20 Jahre alt, Maturajahrgang 2020 Vize-Schulsprecher 2018/19 Schulsprecher 2019/2020 Absolventenverein Bundesherwig Jus-Student
2 Comments on this post.
  • florian Wagner
    23 November 2020 at 21:20

    Wer sich so über „im Regen stehen“, „Zugfahrten“ oder „unbequeme Fahrten beim Heer intern“ beschwert, sollte es sich gut überlegen, ob er der Richtige fürs Bundesheer ist.
    Aber ich gebe dir Recht, es wäre ja auch wirklich zu viel verlangt, wenn man sich bereits im Vorhinein über einen Termin erkundigt.

    LG

    • Herwig Stockinger
      24 November 2020 at 20:02

      Lieber Florian,

      danke für deinen Kommentar, den ich inhaltlich nicht ganz nachvollziehen kann.
      Was sagt der Umstand, dass ich nicht gerne – ohne Regenjacke oder Schirm, dafür aber mit Schuhen und einer Weste, die das Wasser mehr ansaugen, als abweisen – im Schüttregen stehe, über meine Eignung für das Österreichische Bundesheer aus?

      Selbiges gilt für die Zugfahrt zwischen Wien und Salzburg, worüber ich mich nicht beschweren wollte, sondern eigentlich positiv hervorheben wollte, dass ich den Weg von Wien Hauptbahnhof bis zur Kaserne in Salzburg in 3 Stunden zurücklegen konnte, und das als Angehöriger des Bundesheers sogar völlig kostenlos. Dass ich mich frage, wieso ich keinen Einrückungstermin in Niederösterreich oder Wien bekommen habe, was auch bei meinem Kompaniekommandenten in Salzburg, der sich dankenswerterweise um eine Versetzung für mich nach Wien bemüht hat, völlig unbegreiflich war, bestreite ich nicht. Wäre ich in Salzburg geblieben hätte ich im Gegensatz zu meinen anderen Kameraden, die nach der Grundausbildung alle zuhause schlafen können, wegen der langen Fahrtzeit von Montag bis Freitag immer alleine in der Kaserne übernachtet. Dass es Schöneres gibt als sich Freitagabend und Sonntagabend jeweils für 3 Stunden in den Zug zu setzen, um wenigstens eineinhalb Tage zuhause zu sein, erklärt sich von selbst.

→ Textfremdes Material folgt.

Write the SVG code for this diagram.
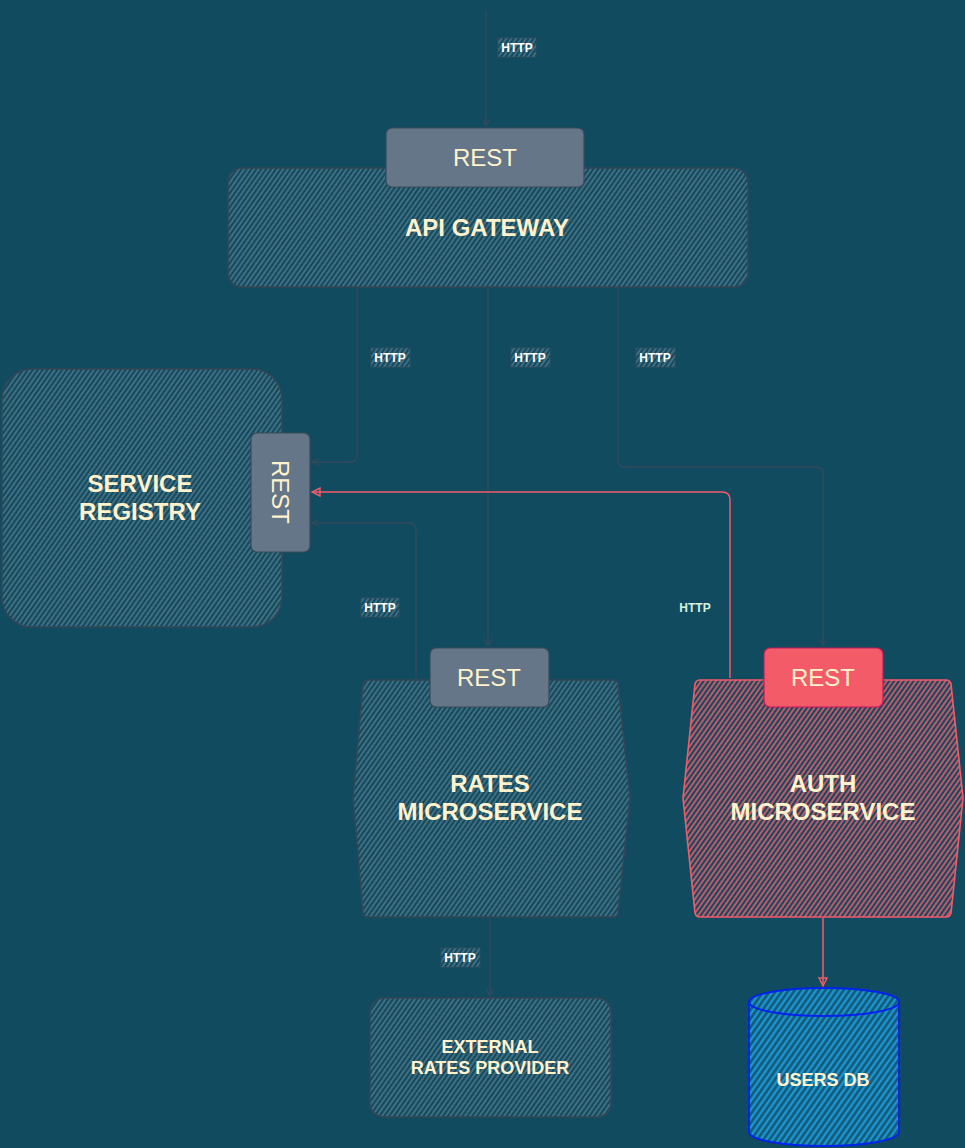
<svg xmlns="http://www.w3.org/2000/svg" width="965" height="1148" viewBox="0 0 965 1148">
<style>
.t{font-family:"Liberation Sans",Arial,sans-serif;fill:#FFF2CC;text-anchor:middle;}
.rest{font-size:24px;}
.big{font-size:24px;font-weight:bold;}
.mid{font-size:18px;font-weight:bold;}
.lbl{font-family:"Liberation Sans",Arial,sans-serif;font-size:12px;font-weight:bold;fill:#FFFFFF;text-anchor:middle;}
.conn{fill:none;stroke:#364A5C;stroke-width:1.3;}
.red{fill:none;stroke:#F45B69;stroke-width:1.5;}
.dk{fill:url(#hd);stroke:#344656;stroke-width:1.6;}
.lb{fill:url(#hd);stroke:#3A5061;stroke-width:1;stroke-dasharray:2 1;}
</style>
<defs>
<pattern id="hd" width="4" height="4" patternUnits="userSpaceOnUse" patternTransform="rotate(35)">
<rect width="4" height="4" fill="#114B5F"/>
<line x1="1" y1="0" x2="1" y2="4" stroke="#5E7F90" stroke-width="1.3"/>
</pattern>
<pattern id="hr" width="4" height="4" patternUnits="userSpaceOnUse" patternTransform="rotate(35)">
<rect width="4" height="4" fill="#114B5F"/>
<line x1="1" y1="0" x2="1" y2="4" stroke="#EE5A6B" stroke-width="1.6"/>
</pattern>
<pattern id="hb" width="5" height="5" patternUnits="userSpaceOnUse" patternTransform="rotate(35)">
<rect width="5" height="5" fill="#145A78"/>
<line x1="1.5" y1="0" x2="1.5" y2="5" stroke="#1BA1E2" stroke-width="2"/>
</pattern>
<marker id="ag" viewBox="0 0 10 10" refX="9" refY="5" markerWidth="9" markerHeight="9" markerUnits="userSpaceOnUse" orient="auto">
<path d="M1,1 L9,5 L1,9" fill="none" stroke="#364A5C" stroke-width="1.3"/>
</marker>
<marker id="ar" viewBox="0 0 10 10" refX="9" refY="5" markerWidth="10" markerHeight="10" markerUnits="userSpaceOnUse" orient="auto">
<path d="M1,1 L9,5 L1,9 Z" fill="none" stroke="#F45B69" stroke-width="1.4"/>
</marker>
</defs>
<rect width="965" height="1148" fill="#114B5F"/>

<g id="connectors">
<path class="conn" d="M486,10 L486,126" marker-end="url(#ag)"/>
<path class="conn" d="M357,288 L357,455 Q357,462 350,462 L312,462" marker-end="url(#ag)"/>
<path class="conn" d="M488,288 L488,646" marker-end="url(#ag)"/>
<path class="conn" d="M618,288 L618,460 Q618,467 625,467 L816,467 Q823,467 823,474 L823,646" marker-end="url(#ag)"/>
<path class="conn" d="M416,678 L416,530 Q416,523 409,523 L312,523" marker-end="url(#ag)"/>
<path class="red" d="M730,678 L730,500 Q730,492 722,492 L312,492" marker-end="url(#ar)"/>
<path class="conn" d="M490,918 L490,996" marker-end="url(#ag)"/>
<path class="red" d="M823,918 L823,986" marker-end="url(#ar)"/>
<g id="labels">
<rect class="lb" x="498" y="38" width="38" height="19"/>
<text class="lbl" x="517" y="52">HTTP</text>
<rect class="lb" x="371" y="348" width="39" height="19"/>
<text class="lbl" x="390" y="362">HTTP</text>
<rect class="lb" x="511" y="348" width="39" height="19"/>
<text class="lbl" x="530" y="362">HTTP</text>
<rect class="lb" x="636" y="348" width="39" height="19"/>
<text class="lbl" x="655" y="362">HTTP</text>
<rect class="lb" x="361" y="598" width="38" height="19"/>
<text class="lbl" x="380" y="612">HTTP</text>
<text class="lbl" x="695" y="612" style="fill:#D8F0DF">HTTP</text>
<rect class="lb" x="441" y="948" width="39" height="19"/>
<text class="lbl" x="460" y="962">HTTP</text>
</g>
</g>

<g id="api-gateway">
<rect class="dk" x="228" y="168" width="520" height="119" rx="14"/>
<text class="t big" x="487" y="236">API GATEWAY</text>
</g>
<g id="api-rest">
<rect x="386" y="128" width="198" height="59" rx="6" fill="#647687" stroke="#3A4A5A" stroke-width="1.2"/>
<text class="t rest" x="485" y="166">REST</text>
</g>

<g id="service-registry">
<rect class="dk" x="2" y="369" width="280" height="258" rx="30"/>
<text class="t big" x="140" y="492">SERVICE</text>
<text class="t big" x="140" y="520">REGISTRY</text>
</g>
<g id="registry-rest">
<rect x="251" y="433" width="59" height="119" rx="6" fill="#647687" stroke="#3A4A5A" stroke-width="1.2"/>
<text class="t rest" transform="translate(272,492) rotate(90)" x="0" y="0">REST</text>
</g>

<g id="rates-microservice">
<path class="dk" d="M368,680 L613,680 Q617,680 618,684 L630,798 L618,913 Q617,917 613,917 L368,917 Q364,917 363,913 L353,798 L363,684 Q364,680 368,680 Z"/>
<text class="t big" x="490" y="792">RATES</text>
<text class="t big" x="490" y="820">MICROSERVICE</text>
</g>
<g id="rates-rest">
<rect x="430" y="648" width="119" height="59" rx="6" fill="#647687" stroke="#3A4A5A" stroke-width="1.2"/>
<text class="t rest" x="489" y="686">REST</text>
</g>

<g id="auth-microservice">
<path d="M700,680 L946,680 Q950,680 951,684 L963,798 L951,913 Q950,917 946,917 L700,917 Q696,917 695,913 L683,798 L695,684 Q696,680 700,680 Z" fill="url(#hr)" stroke="#F45B69" stroke-width="1.6"/>
<text class="t big" x="823" y="792">AUTH</text>
<text class="t big" x="823" y="820">MICROSERVICE</text>
</g>
<g id="auth-rest">
<rect x="764" y="648" width="119" height="59" rx="6" fill="#F45B69" stroke="#C2185B" stroke-width="1.2"/>
<text class="t rest" x="823" y="686">REST</text>
</g>

<g id="external-rates-provider">
<rect class="dk" x="370" y="998" width="241" height="119" rx="14"/>
<text class="t mid" x="490" y="1053">EXTERNAL</text>
<text class="t mid" x="490" y="1074">RATES PROVIDER</text>
</g>

<g id="users-db">
<path d="M749,1002 L749,1132 A75,14 0 0 0 899,1132 L899,1002 A75,14 0 0 0 749,1002 Z" fill="url(#hb)" stroke="#0022EE" stroke-width="2"/>
<path d="M749,1002 A75,14 0 0 0 899,1002" fill="none" stroke="#0022EE" stroke-width="2"/>
<text class="t mid" x="823" y="1086">USERS DB</text>
</g>
</svg>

      Bezüglich Terminen kann ich unabhängig davon, ob man Bundesheer oder Zivildienst macht, empfehlen sich rechtzeitig um eine Stelle zu kümmern.
      Was mich betrifft kann ich dir versichern, dass ich zwei Wochen nach meinem 17. Geburtstag Anfang April Stellung gehabt hätte, dann kam Corona. Dass die Stellungsstraßen am 2.6.2020 wieder öffnen würden, wusste ich – weil ich im Ministerium lästig war – offensichtlich bereits vor den zuständigen Sachbearbeitern in der Ergänzungsabteilung. Dass ich überhaupt noch in diesem Jahr gestellt wurde, da es wegen Corona in ganz Österreich einen enormen Rückstau bei der Stellung gibt – verdanke ich ebenfalls meiner Hartnäckigkeit. Dass man nicht einberufen werden kann, bevor man für tauglich befunden wurde ist bekannt. Wenn ich also in derselben Stunde, in der ich meinen Bescheid kriege, beim Militärkommando anrufe, so war das offensichtlich nicht rechtzeitig, weil sonst wäre ich hier eingerückt, aber ich habe mein Möglichstes getan.

      Abschließend kann ich glücklicherweie sagen, dass meine Grundausbildung in Salzburg durch sehr viele nette Kontakte und Begegnungen mit meinen Kameraden und Ausbildnern geprägt war, weswegen mir eine verhätlnismäßig sehr angenehme Grundausbildung zu Teil wurde, was ich also nicht wirklich als Nachteil empfinde.